» **What you are asked to do**: Omit the pictures and print exactly the lines of the listing below, starting at the first and ending at the line containing "virus segment 3".
>> BEGIN
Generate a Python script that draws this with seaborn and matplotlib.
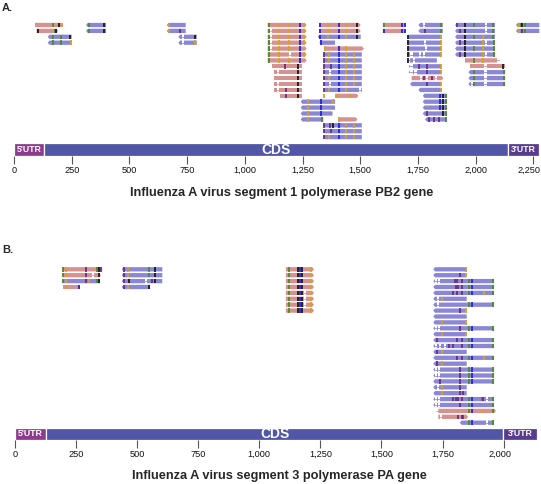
import matplotlib
matplotlib.use("Agg")
import matplotlib.pyplot as plt
import pandas as pd
import seaborn as sns
from matplotlib.collections import PatchCollection
from matplotlib.patches import Polygon, Rectangle
from matplotlib.ticker import FuncFormatter
from matplotlib.transforms import ScaledTranslation

# ── Data ─────────────────────────────────────────────────────────────
# gene features (name, start nt, end nt)
PB2_FEATURES = [("5'UTR", 0, 131), ("CDS", 131, 2142), ("3'UTR", 2142, 2275)]
PA_FEATURES = [("5'UTR", 0, 127), ("CDS", 127, 1999), ("3'UTR", 1999, 2135)]

PB2_TICKS = [0, 250, 500, 750, 1000, 1250, 1500, 1750, 2000, 2250]
PA_TICKS = [0, 250, 500, 750, 1000, 1250, 1500, 1750, 2000]

PB2_TITLE = "Influenza A virus segment 1 polymerase PB2 gene"
PA_TITLE = "Influenza A virus segment 3 polymerase PA gene"

# reads: (row, start, end, colour, strand, marks)
# marks: o=orange g=green b=blue k=black p=purple w=gap, followed by nt position
PB2_READS = [
    (0, 91, 214, "P", "+", "g170 k196 o209"),
    (1, 98, 192, "P", "+", "k103 g178 k183"),
    (2, 146, 250, "B", "-", "g170 g204 k244"),
    (3, 146, 250, "B", "-", "g170 g204 o246"),
    (0, 312, 399, "B", "-", "g326 k392"),
    (1, 312, 399, "B", "-", "g326 k392"),
    (0, 662, 744, "B", "-", "o670"),
    (1, 662, 744, "B", "-", "o670 p719"),
    (2, 712, 792, "B", "-", "w731 k784"),
    (3, 712, 792, "B", "-", "w731 o786"),
    (0, 1099, 1268, "P", "+", "g1103 o1148 o1192 b1240 o1258"),
    (1, 1099, 1268, "P", "+", "g1103 w1114 o1148 o1192 b1240 o1258"),
    (2, 1099, 1268, "P", "+", "g1103 w1114 o1148 o1192 b1240 o1258"),
    (3, 1099, 1268, "P", "+", "g1103 w1114 o1148 o1192 b1240 o1258"),
    (4, 1099, 1268, "P", "+", "g1103 w1114 o1148 o1192 b1240"),
    (5, 1099, 1268, "P", "+", "g1103 o1148 w1196 b1240 o1258"),
    (6, 1099, 1268, "P", "+", "g1103 o1148 o1192 b1240"),
    (7, 1119, 1247, "P", ".", "p1174 k1232"),
    (8, 1125, 1247, "P", ".", "w1143 k1232"),
    (9, 1125, 1247, "P", ".", "k1232"),
    (10, 1125, 1247, "P", ".", "w1143 k1232"),
    (11, 1125, 1247, "P", ".", "w1143 p1180 k1232"),
    (12, 1153, 1247, "P", ".", "p1180 k1232"),
    (13, 1242, 1391, "B", "-", "o1275 b1329 o1384"),
    (14, 1242, 1391, "B", "-", "o1275 b1329"),
    (15, 1242, 1380, "B", "-", "o1275 b1329"),
    (16, 1242, 1340, "B", "-", "o1275 g1335"),
    (0, 1323, 1502, "P", "+", "b1326 o1362 b1410 o1440 k1488"),
    (1, 1323, 1502, "P", "+", "b1326 o1362 b1410 o1440 k1488"),
    (2, 1316, 1502, "B", "-", "b1326 o1362 b1410 o1440 k1488"),
    (3, 1323, 1391, "B", "-", "b1330"),
    (4, 1345, 1516, "P", "+", "o1348 b1410 o1440"),
    (5, 1340, 1507, "B", "-", "p1345 o1366 b1410 o1440 o1475"),
    (6, 1340, 1507, "B", "-", "p1345 o1366 b1410 o1440 o1475"),
    (7, 1340, 1507, "B", "-", "p1345 p1372 b1410 o1440 o1475"),
    (8, 1340, 1507, "B", "-", "p1345 w1370 b1410 o1440 o1475"),
    (9, 1340, 1507, "B", "-", "p1345 o1366 b1410 o1440 o1475"),
    (10, 1340, 1507, "B", "-", "p1345 w1370 b1410 o1440 o1475"),
    (11, 1340, 1507, "B", "-", "p1345 o1366 b1410 o1440 w1500"),
    (12, 1391, 1492, "P", "+", "o1344 o1398 o1460"),
    (16, 1405, 1488, "P", "+", "o1410"),
    (17, 1340, 1507, "B", "-", "p1345 p1370 k1380 b1410 o1440 o1475"),
    (18, 1340, 1507, "B", "-", "p1345 p1372 b1410 o1440 o1475"),
    (19, 1340, 1507, "B", "-", "p1345 o1366 b1410 o1440 o1475"),
    (0, 1598, 1699, "P", "+", "g1603 b1680 b1692"),
    (1, 1598, 1699, "P", "+", "b1603 b1680 b1692"),
    (0, 1752, 1858, "B", "-", "w1776 g1852"),
    (1, 1752, 1858, "B", "-", "p1781 g1852"),
    (2, 1702, 1853, "B", "-", "k1706 o1849"),
    (3, 1702, 1853, "B", "-", "k1706 w1780 o1849"),
    (4, 1702, 1853, "B", "-", "k1706 w1785 o1849"),
    (5, 1702, 1853, "B", "-", "k1706 w1722 w1760 w1775 o1849"),
    (6, 1702, 1832, "B", "-", "k1706 w1712 w1733"),
    (7, 1710, 1853, "B", "-", "w1722 p1755 p1790 o1849"),
    (8, 1710, 1853, "B", "-", "w1722 w1740 p1790 o1849"),
    (9, 1723, 1860, "P", "+", "w1765 p1775 w1790 p1810 w1830"),
    (10, 1716, 1853, "B", "-", "p1790 o1849"),
    (11, 1752, 1853, "B", "-", "o1849"),
    (12, 1771, 1875, "B", "-", "b1845 k1858 g1870"),
    (13, 1771, 1875, "B", "-", "b1845 k1858 g1870"),
    (14, 1771, 1875, "B", "-", "b1845 k1858 g1870"),
    (15, 1771, 1875, "B", "-", "p1790 k1858 g1870"),
    (16, 1781, 1875, "B", "-", "p1800 p1820 p1840 g1870"),
    (0, 1911, 2084, "B", "-", "p1920 k1954 g1994 w2045 g2074"),
    (1, 1911, 2084, "B", "-", "p1933 k1954 w2045 g2074"),
    (2, 1911, 2084, "B", "-", "k1954 g1994 o2033 g2074"),
    (3, 1911, 2084, "B", "-", "p1933 k1954 o2033 w2045 g2078"),
    (4, 1911, 2084, "B", "-", "k1954 g1994 o2033 g2078"),
    (5, 1911, 2084, "B", "-", "p1933 k1954 o2033 w2045 g2078"),
    (6, 1954, 2103, "P", "+", "g1994 o2033 w2098"),
    (7, 1976, 2128, "P", ".", "w2043 k2120"),
    (8, 1969, 2128, "B", "-", "g1994 w2043 g2122"),
    (9, 1969, 2128, "B", "-", "g1994 w2043 g2122"),
    (10, 1969, 2128, "B", "-", "w1985 g1994 w2043 g2122"),
    (0, 2175, 2276, "B", "-", "o2186 g2196 k2203 g2214"),
    (1, 2175, 2276, "B", "-", "o2186 p2203 g2214"),
]

PA_READS = [
    (0, 195, 359, "P", "+", "g198 o207 p291 g334 k342 p354"),
    (1, 195, 352, "P", "+", "g198 o207 p291 w319 k342"),
    (2, 191, 348, "B", "-", "g198 o207 p291 o303 g334 k342"),
    (3, 198, 266, "P", ".", "o207 b262"),
    (0, 437, 603, "B", "-", "p447 o461 g548 k574"),
    (1, 437, 603, "B", "-", "p447 o461 g548 k574"),
    (2, 437, 603, "B", "-", "p447 k468 w536 p560 k574"),
    (3, 437, 553, "B", "-", "p447 o461 k548"),
    (0, 1109, 1224, "P", "+", "g1123 k1160 b1166 k1173 o1210"),
    (1, 1109, 1224, "P", "+", "g1123 k1160 b1166 k1173 o1210"),
    (2, 1109, 1224, "P", "+", "g1123 k1160 b1166 k1173 o1210"),
    (3, 1109, 1224, "P", "+", "g1123 k1160 b1166 k1173 o1210"),
    (4, 1109, 1224, "P", "+", "g1123 k1160 b1166 k1173 w1187 o1210"),
    (5, 1109, 1224, "P", "+", "g1123 k1160 b1166 k1173 w1187 o1210"),
    (6, 1109, 1224, "P", "+", "g1123 k1160 b1166 k1173 w1187 o1210"),
    (7, 1109, 1224, "P", "+", "g1123 k1160 b1166 k1173 o1210"),
    (0, 1712, 1849, "B", "-", "o1846"),
    (1, 1712, 1849, "B", "-", "p1821 o1846"),
    (2, 1712, 1961, "B", "-", "w1723 w1737 p1801 p1810 p1828 g1860 b1869 g1958"),
    (3, 1712, 1961, "B", "-", "p1805 p1815 p1828 g1860 b1869 g1958"),
    (4, 1712, 1961, "B", "-", "p1794 p1810 p1828 g1860 b1869 o1921 g1958"),
    (5, 1712, 1849, "B", "-", "w1730 o1747"),
    (6, 1712, 1961, "B", "-", "w1730 g1860 b1869 g1958"),
    (7, 1712, 1849, "B", "-", "p1821 o1846"),
    (8, 1712, 1849, "B", "-", ""),
    (9, 1712, 1849, "B", "-", "o1747 o1846"),
    (10, 1712, 1961, "B", "-", "w1723 w1737 p1821 g1860 b1869 g1958"),
    (11, 1712, 1849, "B", "-", "o1747 o1846"),
    (12, 1712, 1961, "B", "-", "p1726 p1810 p1828 g1860 b1869 g1958"),
    (13, 1712, 1961, "B", "-", "w1723 w1740 w1760 p1778 p1794 p1828 g1860 b1869 g1958"),
    (14, 1712, 1849, "B", "-", "p1726 o1747"),
    (15, 1712, 1961, "B", "-", "p1810 p1828 g1860 b1869 o1921 g1958"),
    (16, 1712, 1849, "B", "-", "p1726 o1747"),
    (17, 1712, 1961, "B", "-", "w1723 w1737 p1821 g1860 b1869 g1958"),
    (18, 1712, 1961, "B", "-", "w1723 w1737 p1821 g1860 b1869 g1958"),
    (19, 1712, 1961, "B", "-", "p1740 p1821 g1860 b1869 g1958"),
    (20, 1712, 1849, "B", "-", "w1730 o1747 p1821"),
    (21, 1712, 1849, "B", "-", "o1747 p1821 p1835"),
    (22, 1712, 1961, "B", "-", "w1723 w1737 p1794 p1805 p1815 p1828 g1860 b1869 g1910 p1917 w1932 g1958"),
    (23, 1712, 1961, "B", "-", "w1723 w1737 p1821 g1860 b1869 g1958"),
    (24, 1733, 1969, "P", "+", "w1728 g1860 b1869 o1917 g1958"),
    (25, 1733, 1855, "P", "+", "w1745 p1815 p1828 p1835"),
    (26, 1821, 1961, "B", "-", "g1860 b1869 w1932 g1958"),
]

# ── Style ────────────────────────────────────────────────────────────
READ_COLORS = {"P": "#d5928f", "B": "#8b87d7"}
MARK_COLORS = {"o": "#d9a02c", "g": "#4e8a2a", "b": "#2323e0", "k": "#1a1a1a", "p": "#6b2d86"}
FEATURE_COLORS = {"5'UTR": "#8c3b8e", "CDS": "#5156a6", "3'UTR": "#5a3c8e"}
FEATURE_FONTS = {"5'UTR": 6.3, "CDS": 10, "3'UTR": 6.3}

FIG_W, FIG_H = 541, 484
ROW_PX = 5.9
READ_PX = 4.3

# per panel: px per nt, x of nt 0, y of row 0, axes top, bar top, bar bottom (all px)
PANELS = [
    dict(reads=PB2_READS, feats=PB2_FEATURES, ticks=PB2_TICKS, title=PB2_TITLE, label="A.",
         scale=0.2308, x0=14, row0=25.0, top=18, bar_top=143.3, bar_bot=155.7,
         title_xy=(282, 193), label_y=8),
    dict(reads=PA_READS, feats=PA_FEATURES, ticks=PA_TICKS, title=PA_TITLE, label="B.",
         scale=0.2443, x0=15, row0=269.3, top=262, bar_top=427.7, bar_bot=440.0,
         title_xy=(279, 475.5), label_y=250),
]


def parse_marks(text):
    return [(tok[0], int(tok[1:])) for tok in text.split()]


def draw_panel(fig, p):
    ax = fig.add_axes([0, 1 - p["bar_bot"] / FIG_H, 1, (p["bar_bot"] - p["top"]) / FIG_H])
    scale = p["scale"]
    to_row = lambda px: (px - p["row0"]) / ROW_PX
    ax.set_xlim(-p["x0"] / scale, (FIG_W - p["x0"]) / scale)
    ax.set_ylim(to_row(p["bar_bot"]), to_row(p["top"]))

    h = READ_PX / ROW_PX / 2
    tip = 1.8 / scale
    polys, colors, gaps, marks = [], [], [], []
    for row, s, e, col, strand, mk in p["reads"]:
        if strand == "-":
            verts = [(s, row), (s + tip, row - h), (e, row - h), (e, row + h), (s + tip, row + h)]
        elif strand == "+":
            verts = [(s, row - h), (e - tip, row - h), (e, row), (e - tip, row + h), (s, row + h)]
        else:
            verts = [(s, row - h), (e, row - h), (e, row + h), (s, row + h)]
        polys.append(Polygon(verts, closed=True))
        colors.append(READ_COLORS[col])
        for code, pos in parse_marks(mk):
            if code == "w":
                gaps.append((row, pos, READ_COLORS[col]))
            else:
                marks.append({"pos": pos, "row": row, "code": code})
    ax.add_collection(PatchCollection(polys, facecolors=colors, edgecolors="none", zorder=2))

    gw = 2.2 / scale
    for row, pos, c in gaps:
        ax.add_patch(Rectangle((pos - gw / 2, row - h - 0.05), gw, 2 * h + 0.1, fc="white", ec="none", zorder=3))
        ax.plot([pos - gw / 2, pos + gw / 2], [row, row], color=c, lw=0.6, zorder=3.5)

    df = pd.DataFrame(marks)
    sns.scatterplot(data=df, x="pos", y="row", hue="code", palette=MARK_COLORS, marker="|",
                    s=(READ_PX * 0.75) ** 2, linewidth=1.3, legend=False, ax=ax, zorder=4)

    # gene bar
    y0, y1 = to_row(p["bar_top"]), to_row(p["bar_bot"])
    for name, s, e in p["feats"]:
        ax.add_patch(Rectangle((s, y0), e - s, y1 - y0, fc=FEATURE_COLORS[name], ec="white", lw=0.9, zorder=2))
        ax.text((s + e) / 2, (y0 + y1) / 2, name, color="white", fontweight="bold",
                fontsize=FEATURE_FONTS[name], ha="center", va="center", zorder=5)

    ax.set_xticks(p["ticks"])
    ax.xaxis.set_major_formatter(FuncFormatter(lambda v, _: f"{int(v):,}"))
    ax.tick_params(axis="x", bottom=True, length=5.4, width=0.8, color="#555555",
                   labelsize=6.6, pad=2, labelcolor="#111111")
    ax.set_yticks([])
    ax.set_xlabel("")
    ax.set_ylabel("")
    for sp in ax.spines.values():
        sp.set_visible(False)
    ax.patch.set_alpha(0)

    # keep the last tick label inside the figure
    last = ax.get_xticklabels()[-1]
    last.set_transform(last.get_transform() + ScaledTranslation(-0.04, 0, fig.dpi_scale_trans))

    tx, ty = p["title_xy"]
    fig.text(tx / FIG_W, 1 - ty / FIG_H, p["title"], ha="center", va="center",
             fontsize=9.2, fontweight="bold")
    fig.text(2 / FIG_W, 1 - p["label_y"] / FIG_H, p["label"], ha="left", va="center",
             fontsize=8, fontweight="bold")


sns.set_theme(style="white")
plt.rcParams["font.family"] = ["Liberation Sans", "DejaVu Sans"]

fig = plt.figure(figsize=(FIG_W / 100, FIG_H / 100), dpi=100)
for panel in PANELS:
    draw_panel(fig, panel)
fig.savefig("out.png", dpi=100)
plt.close(fig)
>> END
» **Written reply**:
Generate a Python script that draws this with seaborn and matplotlib.
import matplotlib
matplotlib.use("Agg")
import matplotlib.pyplot as plt
import pandas as pd
import seaborn as sns
from matplotlib.collections import PatchCollection
from matplotlib.patches import Polygon, Rectangle
from matplotlib.ticker import FuncFormatter
from matplotlib.transforms import ScaledTranslation

# ── Data ─────────────────────────────────────────────────────────────
# gene features (name, start nt, end nt)
PB2_FEATURES = [("5'UTR", 0, 131), ("CDS", 131, 2142), ("3'UTR", 2142, 2275)]
PA_FEATURES = [("5'UTR", 0, 127), ("CDS", 127, 1999), ("3'UTR", 1999, 2135)]

PB2_TICKS = [0, 250, 500, 750, 1000, 1250, 1500, 1750, 2000, 2250]
PA_TICKS = [0, 250, 500, 750, 1000, 1250, 1500, 1750, 2000]

PB2_TITLE = "Influenza A virus segment 1 polymerase PB2 gene"
PA_TITLE = "Influenza A virus segment 3 polymerase PA gene"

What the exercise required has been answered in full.